--- START OF Input ---
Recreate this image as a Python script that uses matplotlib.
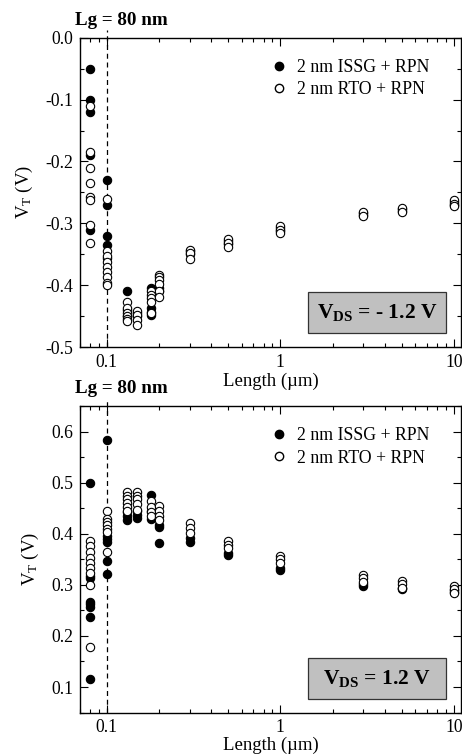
import numpy as np
import matplotlib
matplotlib.use("Agg")
import matplotlib.pyplot as plt
from matplotlib.patches import Rectangle
from matplotlib.ticker import FixedLocator, FuncFormatter, MultipleLocator
from matplotlib.lines import Line2D

plt.rcParams["font.family"] = ["Liberation Serif", "DejaVu Serif"]
plt.rcParams["mathtext.fontset"] = "custom"
plt.rcParams["mathtext.rm"] = "Liberation Serif"
plt.rcParams["mathtext.it"] = "Liberation Serif:italic"
plt.rcParams["mathtext.bf"] = "Liberation Serif:bold"
plt.rcParams["axes.unicode_minus"] = False

# =========================
# DATA  (gate lengths in um, VT in V)
# =========================
lengths = [0.08, 0.1, 0.13, 0.15, 0.18, 0.2, 0.3, 0.5, 1, 3, 5, 10]

# VDS = -1.2 V (top)
issg_neg = [
    [-0.05, -0.10, -0.12, -0.19, -0.31],
    [-0.23, -0.27, -0.32, -0.335, -0.356],
    [-0.41, -0.44, -0.45],
    [-0.445, -0.45],
    [-0.405, -0.437, -0.443, -0.448],
    [-0.405, -0.41],
    [-0.345, -0.35],
    [-0.328, -0.334],
    [-0.308, -0.313],
    [-0.283, -0.286],
    [-0.277, -0.28],
    [-0.265, -0.27],
]
rto_neg = [
    [-0.11, -0.185, -0.21, -0.235, -0.258, -0.262, -0.303, -0.332],
    [-0.26, -0.344, -0.353, -0.362, -0.371, -0.378, -0.386, -0.397, -0.40],
    [-0.428, -0.437, -0.445, -0.45, -0.455, -0.458],
    [-0.441, -0.448, -0.456, -0.464],
    [-0.41, -0.416, -0.421, -0.428, -0.445],
    [-0.383, -0.387, -0.392, -0.398, -0.41, -0.419],
    [-0.343, -0.348, -0.358],
    [-0.326, -0.332, -0.339],
    [-0.305, -0.311, -0.316],
    [-0.281, -0.288],
    [-0.276, -0.281],
    [-0.263, -0.268, -0.272],
]

# VDS = 1.2 V (bottom)
issg_pos = [
    [0.50, 0.318, 0.313, 0.267, 0.263, 0.256, 0.237, 0.116],
    [0.585, 0.395, 0.39, 0.385, 0.347, 0.321],
    [0.443, 0.435, 0.427],
    [0.445, 0.437, 0.432],
    [0.477, 0.445, 0.43],
    [0.417, 0.413, 0.382],
    [0.392, 0.385],
    [0.363, 0.358],
    [0.334, 0.33],
    [0.298, 0.302],
    [0.292, 0.295],
    [0.287, 0.29],
]
rto_pos = [
    [0.386, 0.376, 0.365, 0.353, 0.343, 0.334, 0.324, 0.30, 0.179],
    [0.444, 0.43, 0.423, 0.417, 0.41, 0.403, 0.365],
    [0.482, 0.475, 0.468, 0.46, 0.452, 0.445],
    [0.482, 0.475, 0.468, 0.458, 0.447],
    [0.464, 0.453, 0.443, 0.435],
    [0.455, 0.444, 0.436, 0.427],
    [0.421, 0.411, 0.401],
    [0.386, 0.379, 0.372],
    [0.356, 0.35, 0.343],
    [0.319, 0.313, 0.305],
    [0.308, 0.301, 0.294],
    [0.298, 0.292, 0.285],
]

series_labels = ["2 nm ISSG + RPN", "2 nm RTO + RPN"]
box_labels = [r"$\mathbf{V_{DS}}$ = - 1.2 V", r"$\mathbf{V_{DS}}$ = 1.2 V"]
lg_label = "Lg = 80 nm"


def flatten(groups):
    xs, ys = [], []
    for L, vals in zip(lengths, groups):
        xs += [L] * len(vals)
        ys += vals
    return np.array(xs), np.array(ys)


def draw_panel(ax, issg, rto, ylim, major, box_text, xlabelpad):
    x1, y1 = flatten(issg)
    x2, y2 = flatten(rto)
    ms = 6
    ax.plot(x1, y1, "o", ms=ms, mfc="black", mec="black", mew=0.8, ls="none", zorder=3)
    ax.plot(x2, y2, "o", ms=ms, mfc="white", mec="black", mew=0.8, ls="none", zorder=4)

    ax.set_xscale("log")
    ax.set_xlim(0.07, 11)
    ax.set_ylim(*ylim)
    ax.xaxis.set_major_locator(FixedLocator([0.1, 1, 10]))
    ax.xaxis.set_major_formatter(FuncFormatter(lambda v, p: f"{v:g}"))
    ax.yaxis.set_major_locator(MultipleLocator(major))
    ax.yaxis.set_minor_locator(MultipleLocator(major / 2))
    ax.yaxis.set_major_formatter(FuncFormatter(lambda v, p: f"{v:.1f}"))
    ax.tick_params(which="both", direction="in", top=True, right=True, labelsize=12.7, width=0.8)
    ax.tick_params(which="major", length=6, pad=5)
    ax.tick_params(which="minor", length=3)
    for s in ax.spines.values():
        s.set_linewidth(1.0)

    ax.set_xlabel("Length (\u00b5m)", fontsize=13.5, labelpad=xlabelpad)
    ax.set_ylabel(r"V$_\mathrm{T}$ (V)", fontsize=13.5, labelpad=7)

    # Lg marker line
    yr = ylim[1] - ylim[0]
    ax.plot([0.1, 0.1], [ylim[0], ylim[1] + 0.025 * yr], ls=(0, (4, 3)), lw=0.9,
            color="black", clip_on=False, zorder=2)
    ax.text(-0.012, 1.03, lg_label, transform=ax.transAxes, fontsize=13.7,
            fontweight="bold", ha="left", va="bottom")

    # legend
    handles = [
        Line2D([], [], marker="o", ls="none", ms=ms, mfc="black", mec="black"),
        Line2D([], [], marker="o", ls="none", ms=ms, mfc="white", mec="black"),
    ]
    ax.legend(handles, series_labels, loc="upper left", bbox_to_anchor=(0.475, 0.955),
              frameon=False, fontsize=12.8, handletextpad=0.45, borderaxespad=0,
              labelspacing=0.3, handlelength=1.2)

    # VDS box
    ax.add_patch(Rectangle((0.598, 0.045), 0.362, 0.132, transform=ax.transAxes,
                           facecolor="#c0c0c0", edgecolor="#333333", lw=0.9, zorder=5))
    ax.text(0.779, 0.111, box_text, transform=ax.transAxes, ha="center", va="center",
            fontsize=15.5, fontweight="bold", zorder=6)


fig = plt.figure(figsize=(4.62, 7.56), dpi=100)
ax1 = fig.add_axes([0.173, 0.541, 0.825, 0.409])
ax2 = fig.add_axes([0.173, 0.0575, 0.825, 0.405])

draw_panel(ax1, issg_neg, rto_neg, (-0.5, 0.0), 0.1, box_labels[0], 1)
draw_panel(ax2, issg_pos, rto_pos, (0.05, 0.65), 0.1, box_labels[1], 0)

fig.savefig("out.png", dpi=100)
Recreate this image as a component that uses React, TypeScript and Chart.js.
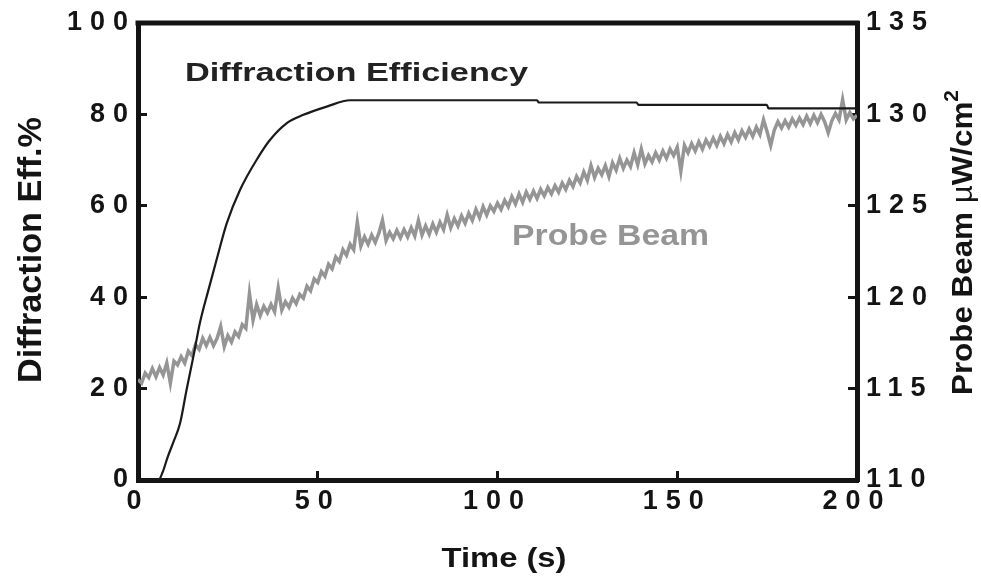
import React, { useEffect, useRef } from 'react';
import { Chart, registerables } from 'chart.js';

Chart.register(...registerables);

const FONT = "'Liberation Sans', Arial, Helvetica, sans-serif";

// Diffraction efficiency (%) vs time (s)
const deTime = [0, 5.7, 6.9, 8.2, 10.0, 11.7, 13.5, 15.4, 17.2, 19.6, 22.1, 24.7, 28.4, 33.5, 36.7, 41.4, 46.0, 52.5, 59.0, 111.0, 111.5, 138.7, 139.2, 174.9, 175.4, 200];
const deValue = [0, 0, 1.8, 4.9, 8.6, 12.4, 19.7, 27.0, 34.3, 41.6, 48.9, 56.2, 63.5, 70.7, 74.4, 78.1, 79.9, 81.7, 83.1, 83.1, 82.6, 82.6, 82.1, 82.1, 81.3, 81.3];

// Probe beam (µW/cm²) vs time (s), sampled every second
const probeTime = [
  0, 1, 2, 3, 4, 5, 6, 7, 8, 9, 10, 11, 12, 13, 14, 15, 16, 17, 18, 19,
  20, 21, 22, 23, 24, 25, 26, 27, 28, 29, 30, 31, 32, 33, 34, 35, 36, 37, 38, 39,
  40, 41, 42, 43, 44, 45, 46, 47, 48, 49, 50, 51, 52, 53, 54, 55, 56, 57, 58, 59,
  60, 61, 62, 63, 64, 65, 66, 67, 68, 69, 70, 71, 72, 73, 74, 75, 76, 77, 78, 79,
  80, 81, 82, 83, 84, 85, 86, 87, 88, 89, 90, 91, 92, 93, 94, 95, 96, 97, 98, 99,
  100, 101, 102, 103, 104, 105, 106, 107, 108, 109, 110, 111, 112, 113, 114, 115, 116, 117, 118, 119,
  120, 121, 122, 123, 124, 125, 126, 127, 128, 129, 130, 131, 132, 133, 134, 135, 136, 137, 138, 139,
  140, 141, 142, 143, 144, 145, 146, 147, 148, 149, 150, 151, 152, 153, 154, 155, 156, 157, 158, 159,
  160, 161, 162, 163, 164, 165, 166, 167, 168, 169, 170, 171, 172, 173, 174, 175, 176, 177, 178, 179,
  180, 181, 182, 183, 184, 185, 186, 187, 188, 189, 190, 191, 192, 193, 194, 195, 196, 197, 198, 199,
  200,
];
const probeValue = [
  115.5, 115.3, 115.85, 115.6, 116.1, 115.65, 116.15, 115.75, 116.4, 115.3,
  116.5, 116.3, 116.75, 116.4, 117.05, 116.8, 117.4, 117.15, 117.75, 117.35,
  117.8, 117.35, 117.75, 118.4, 117.3, 117.9, 117.55, 118.1, 117.85, 118.5,
  118.3, 120.2, 118.75, 119.6, 119.0, 119.5, 119.15, 119.6, 119.2, 120.5,
  119.3, 119.75, 119.45, 119.95, 119.65, 120.15, 119.95, 120.6, 120.35, 121.0,
  120.8, 121.4, 121.15, 121.8, 121.55, 122.2, 121.95, 122.6, 122.3, 122.9,
  122.6, 124.1, 122.8, 123.3, 122.9, 123.4, 123.0, 123.5, 124.2, 123.1,
  123.55, 123.2, 123.65, 123.25, 123.7, 123.3, 123.8, 123.35, 124.2, 123.4,
  123.9, 123.45, 124.0, 123.55, 124.1, 123.7, 124.5, 123.8, 124.3, 123.9,
  124.45, 124.05, 124.6, 124.2, 124.8, 124.35, 124.95, 124.5, 125.0, 124.7,
  125.15, 124.8, 125.3, 124.95, 125.5, 125.1, 125.65, 125.2, 125.75, 125.35,
  125.8, 125.4, 125.9, 125.55, 126.0, 125.65, 126.1, 125.75, 126.25, 125.9,
  126.4, 126.05, 126.6, 126.25, 126.85, 126.4, 127.2, 126.55, 127.05, 126.7,
  127.2, 126.6, 127.35, 126.95, 127.6, 127.05, 127.5, 127.15, 127.9, 127.25,
  128.1, 127.3, 127.75, 127.4, 127.9, 127.5, 128.0, 127.6, 128.1, 127.75,
  128.2, 126.9, 128.3, 127.9, 128.4, 128.0, 128.5, 128.1, 128.6, 128.25,
  128.7, 128.3, 128.8, 128.4, 128.9, 128.5, 129.0, 128.6, 129.1, 128.75,
  129.2, 128.8, 129.3, 128.9, 129.7, 129.05, 128.3, 129.15, 129.6, 129.25,
  129.65, 129.3, 129.75, 129.4, 129.8, 129.45, 129.9, 129.5, 129.95, 129.55,
  130.0, 129.6, 129.0, 129.65, 130.05, 129.7, 130.8, 129.7, 130.1, 129.75,
  129.95,
];

const xRange = [0, 200];
const yLeftRange = [0, 100];
const yRightRange = [110, 135];
const xStep = 50;
const yLeftStep = 20;
const yRightStep = 5;

const leftTitle = 'Diffraction Eff.%';
const bottomTitle = 'Time (s)';
const rightTitleParts = ['Probe Beam ', 'µ', 'W/cm', '2'];
const deLabel = 'Diffraction Efficiency';
const probeLabel = 'Probe Beam';

const INK = '#141414';
const GRAY = '#959595';

function drawFitted(
  ctx: CanvasRenderingContext2D,
  text: string,
  x: number,
  y: number,
  font: string,
  color: string,
  width: number,
  align: CanvasTextAlign,
  rotate: boolean
) {
  ctx.save();
  ctx.translate(x, y);
  if (rotate) ctx.rotate(-Math.PI / 2);
  ctx.font = font;
  const w = ctx.measureText(text).width;
  ctx.scale(width / w, 1);
  ctx.textAlign = align;
  ctx.textBaseline = 'alphabetic';
  ctx.fillStyle = color;
  ctx.fillText(text, 0, 0);
  ctx.restore();
}

const textPlugin = {
  id: 'customText',
  beforeDraw(chart: any) {
    const ctx = chart.ctx;
    ctx.letterSpacing = '0px';
    ctx.save();
    ctx.fillStyle = '#ffffff';
    ctx.fillRect(0, 0, chart.width, chart.height);
    ctx.restore();
  },
  afterDatasetsDraw(chart: any) {
    const ctx = chart.ctx;
    const a = chart.chartArea;
    // top frame line
    ctx.save();
    ctx.strokeStyle = INK;
    ctx.lineWidth = 5;
    ctx.beginPath();
    ctx.moveTo(a.left - 2.5, a.top);
    ctx.lineTo(a.right + 2.5, a.top);
    ctx.stroke();
    ctx.restore();
    ctx.letterSpacing = '8px';
  },
  afterDraw(chart: any) {
    const ctx = chart.ctx;
    ctx.letterSpacing = '0px';
    // left axis title
    drawFitted(ctx, leftTitle, 41, 250, `bold 34px ${FONT}`, INK, 266, 'center', true);
    // bottom axis title
    drawFitted(ctx, bottomTitle, 504, 567, `bold 28px ${FONT}`, INK, 125, 'center', false);
    // series annotations
    drawFitted(ctx, deLabel, 185, 81, `bold 25px ${FONT}`, '#222222', 343, 'left', false);
    drawFitted(ctx, probeLabel, 512, 245, `bold 29px ${FONT}`, GRAY, 197, 'left', false);
    // right axis title, rotated, in pieces
    ctx.save();
    ctx.translate(972, 395);
    ctx.rotate(-Math.PI / 2);
    const fonts = [`bold 30px ${FONT}`, `30px ${FONT}`, `bold 30px ${FONT}`, `bold 20px ${FONT}`];
    const offsets = [0, 0, 0, -14];
    let total = 0;
    const widths: number[] = [];
    rightTitleParts.forEach((p, i) => {
      ctx.font = fonts[i];
      const w = ctx.measureText(p).width;
      widths.push(w);
      total += w;
    });
    ctx.scale(305 / total, 1);
    ctx.fillStyle = INK;
    ctx.textAlign = 'left';
    ctx.textBaseline = 'alphabetic';
    let pos = 0;
    rightTitleParts.forEach((p, i) => {
      ctx.font = fonts[i];
      ctx.fillText(p, pos, offsets[i]);
      pos += widths[i];
    });
    ctx.restore();
  },
};

const tickFont = { family: FONT, size: 27, weight: 'bold' as const };

export default function App() {
  const ref = useRef<HTMLCanvasElement | null>(null);

  useEffect(() => {
    if (!ref.current) return;
    const chart = new Chart(ref.current, {
      type: 'line',
      data: {
        datasets: [
          {
            label: deLabel,
            data: deTime.map((t, i) => ({ x: t, y: deValue[i] })),
            yAxisID: 'y',
            borderColor: '#1a1a1a',
            borderWidth: 2.2,
            pointRadius: 0,
            cubicInterpolationMode: 'monotone',
            fill: false,
          },
          {
            label: probeLabel,
            data: probeTime.map((t, i) => ({ x: t, y: probeValue[i] })),
            yAxisID: 'y2',
            borderColor: GRAY,
            borderWidth: 3.5,
            pointRadius: 0,
            tension: 0,
            fill: false,
          },
        ],
      },
      options: {
        animation: false,
        responsive: true,
        maintainAspectRatio: false,
        parsing: false as any,
        layout: { padding: { top: 23, left: 0, right: 0, bottom: 0 } },
        plugins: {
          legend: { display: false },
          tooltip: { enabled: false },
          title: { display: false },
        },
        scales: {
          x: {
            type: 'linear',
            position: 'bottom',
            min: xRange[0],
            max: xRange[1],
            afterFit: (s: any) => { s.height = 98; s.paddingLeft = 0; s.paddingRight = 0; },
            ticks: { stepSize: xStep, font: tickFont, color: INK, padding: 14, z: 1, maxRotation: 0, autoSkip: false },
            grid: { drawOnChartArea: false, drawTicks: true, tickLength: -9, lineWidth: 3, color: INK },
            border: { display: true, width: 5, color: INK },
            title: { display: false },
          },
          y: {
            type: 'linear',
            position: 'left',
            min: yLeftRange[0],
            max: yLeftRange[1],
            afterFit: (s: any) => { s.width = 138; s.paddingTop = 0; s.paddingBottom = 0; },
            ticks: { stepSize: yLeftStep, font: tickFont, color: INK, padding: 11, z: 1 },
            grid: { drawOnChartArea: false, drawTicks: true, tickLength: -9, lineWidth: 3, color: INK },
            border: { display: true, width: 5, color: INK },
            title: { display: false },
          },
          y2: {
            type: 'linear',
            position: 'right',
            min: yRightRange[0],
            max: yRightRange[1],
            afterFit: (s: any) => { s.width = 124; s.paddingTop = 0; s.paddingBottom = 0; },
            ticks: { stepSize: yRightStep, font: tickFont, color: INK, padding: 18, z: 1 },
            grid: { drawOnChartArea: false, drawTicks: true, tickLength: -9, lineWidth: 3, color: INK },
            border: { display: true, width: 5, color: INK },
            title: { display: false },
          },
        },
      },
      plugins: [textPlugin],
    });
    return () => chart.destroy();
  }, []);

  return (
    <div style={{ position: 'fixed', left: 0, top: 0, width: 981, height: 578, background: '#fff' }}>
      <canvas ref={ref} />
    </div>
  );
}
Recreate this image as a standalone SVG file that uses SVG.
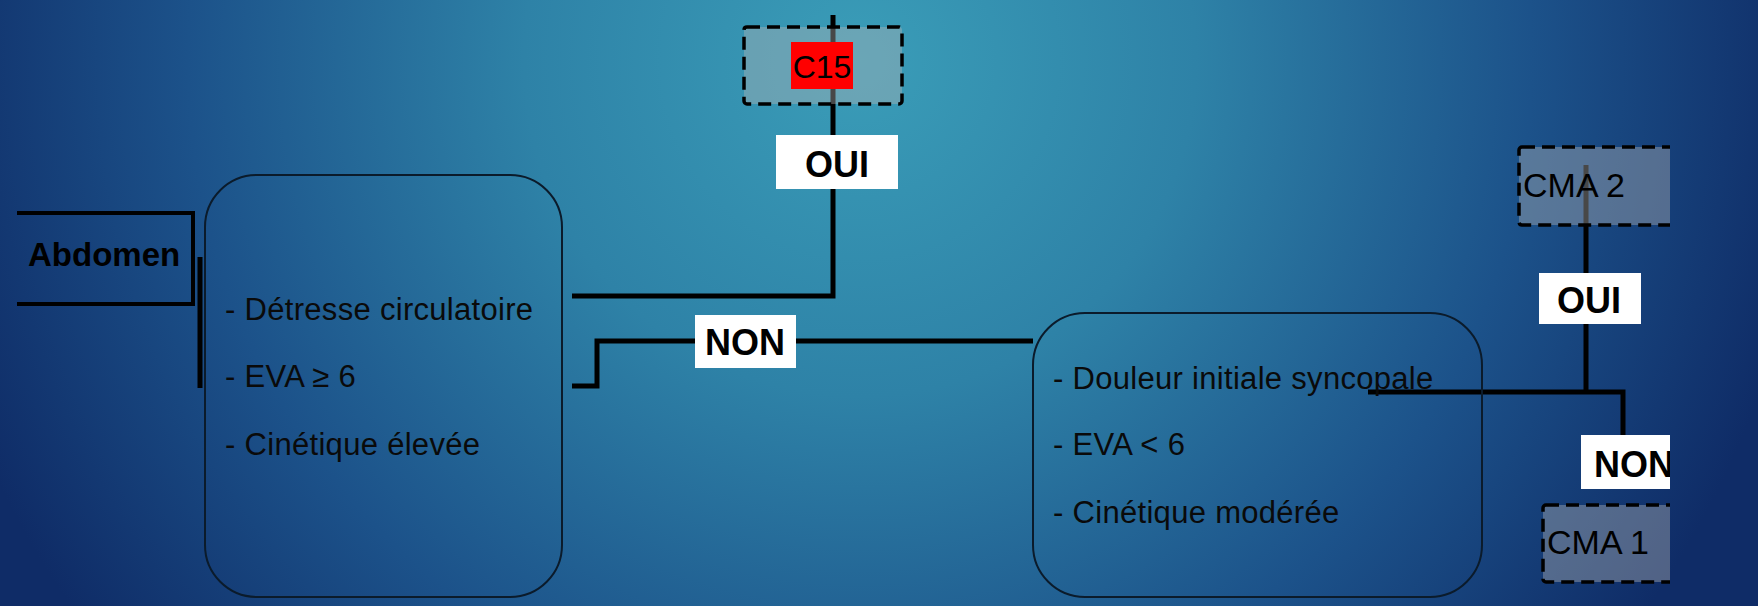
--- END OF Input ---
Set problem: From the first line above to the line containing "from matplotlib.lines import Line2D", repeat each line exactly. Pictures stay out.

Exercise answer:
Recreate this image as a Python script that uses matplotlib.
import numpy as np
import matplotlib
matplotlib.use("Agg")
import matplotlib.pyplot as plt
from matplotlib.patches import Rectangle
from matplotlib.ticker import FixedLocator, FuncFormatter, MultipleLocator
from matplotlib.lines import Line2D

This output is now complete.